Так вот, будучи твоим современником, не чувствуешь, что безлюдно; читая строки, тобой написанные, знаешь, что есть подлинная культура слова; переносясь фантазией в описываемые тобою места, понимаешь, что творческое воображение не иссякло, что свет, который разжигали романтики, Гофман и т. д., горит и блещет, вообще — что искусство слова не покинуло людей. Ты тут для меня на таком пьедестале, на который не возносил себя ни один артист, — это мастера чувствовать себя не только центром зрительного зала, но и всей вселенной. Мне даже иногда страшно, что я знаком с тобой, что позволяешь себе шутить с тобой, что я говорю тебе ты, — не профанируешь ли этим благоговейное чувство, которое имеешь. Ну, да что об этом писать, — каждое твое слово, невзначай произнесенное, — художественное произведение, о чем бы ты ни говорил. Все другое, относящееся к литературе, мелко перед тобою. Так как же мне о тебе не думать и тебя не чувствовать?

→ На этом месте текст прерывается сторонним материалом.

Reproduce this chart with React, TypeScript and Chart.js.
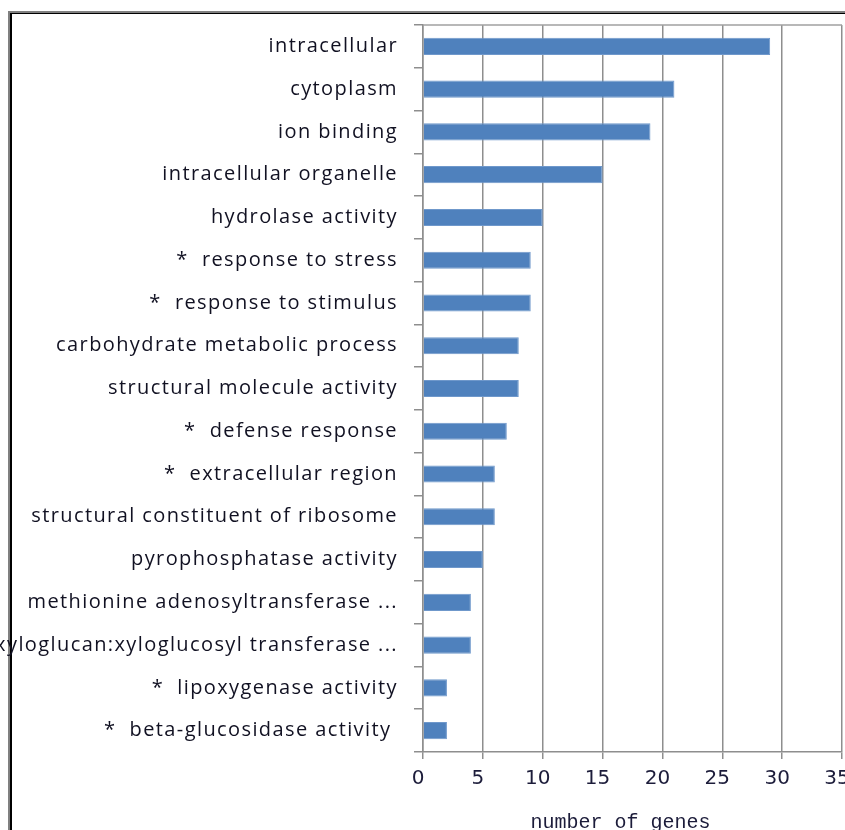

Один историк, которого я слушал еще студентом, в своих мемуарах писал, как он расставался на продолжительное время с своим учителем — академиком Голубинским: «Я поцеловал руку того, кто написал «Историю русской церкви». Вот почему и мне всегда хотелось и хочется поцеловать руку того, кто написал Мольера»».